Needless to say, Porsche’s brief appearance in Formula One is one which provides more than just an easter-egg of a cameo; in fact, their contribution is a pretty significant one.
Porsche Dual Permanent Magnetic Synchronous AC Motors
Queue the pitchforks and torches! This isn’t your traditional engine (if you can even call it that) but it certainly is about to become a conventional one—and for good reason, so hear me out!
With breathtaking acceleration figures, along with its continuously and instantaneously available power output, Porsche’s new EV platform—currently represented exclusively by the Porsche Taycan—embodies everything you would desire in a true sports car.
The top-of-the-line Taycan Turbo S is able to produce up to 750 hp and 774 lb-ft of torque, allowing the car to annihilate the 0-60 mph benchmark in just 2.6 seconds (mind you, this is in a machine that weighs north of 5,000 lbs).
Crucially, with all of that also comes the notion of repeatable performance; the Taycan doesn’t suffer from the overheating issues that plague its competitors when the all-electric drivetrain is subject to prolonged racing conditions.
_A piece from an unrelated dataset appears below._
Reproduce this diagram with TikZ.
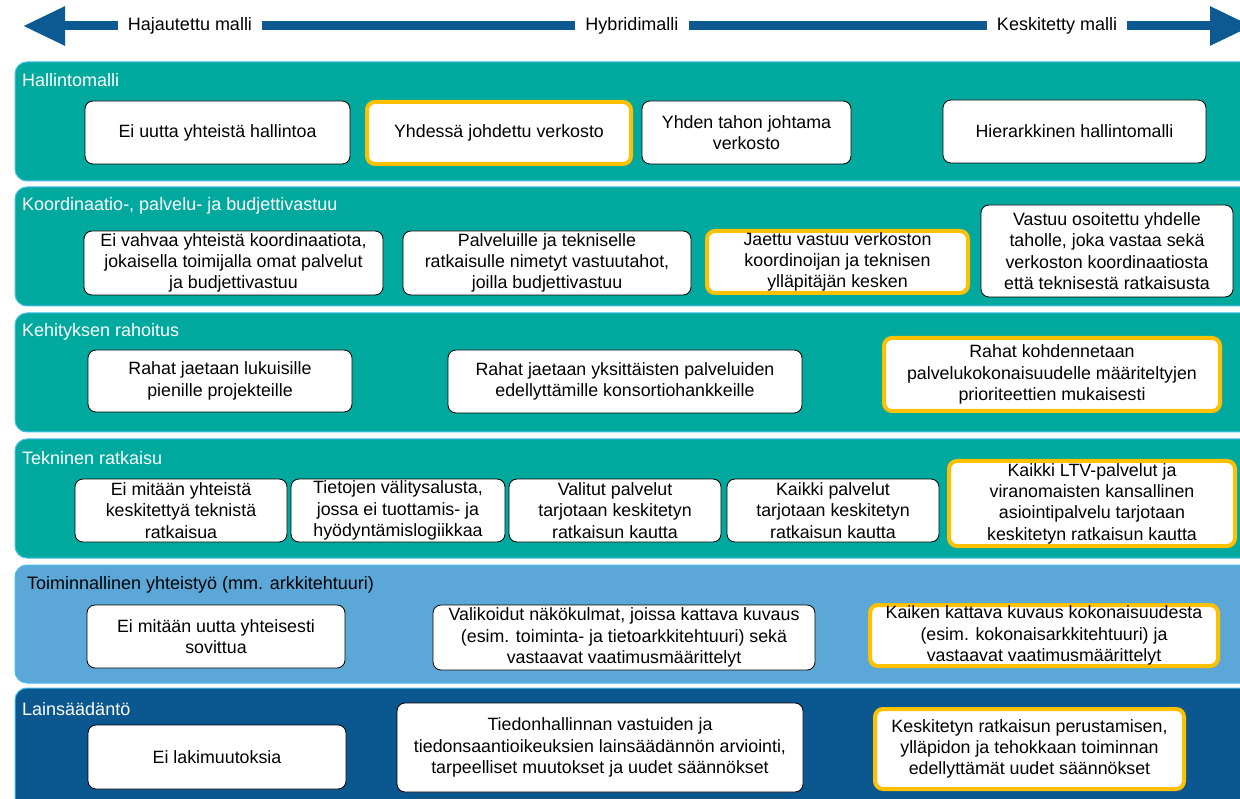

Despite this still being the early days—and the fact that charging the Porsche Taycan can be tricky, due to a lack of charging infrastructure in many places—Porsche’s new EV architecture has already established itself as the company’s driving force for the future.
While the emergence of biofuels may prolong the combustion engine of some time to come, there is no doubt that this technology will become the basis on which the company stays relevant and competitive going forward.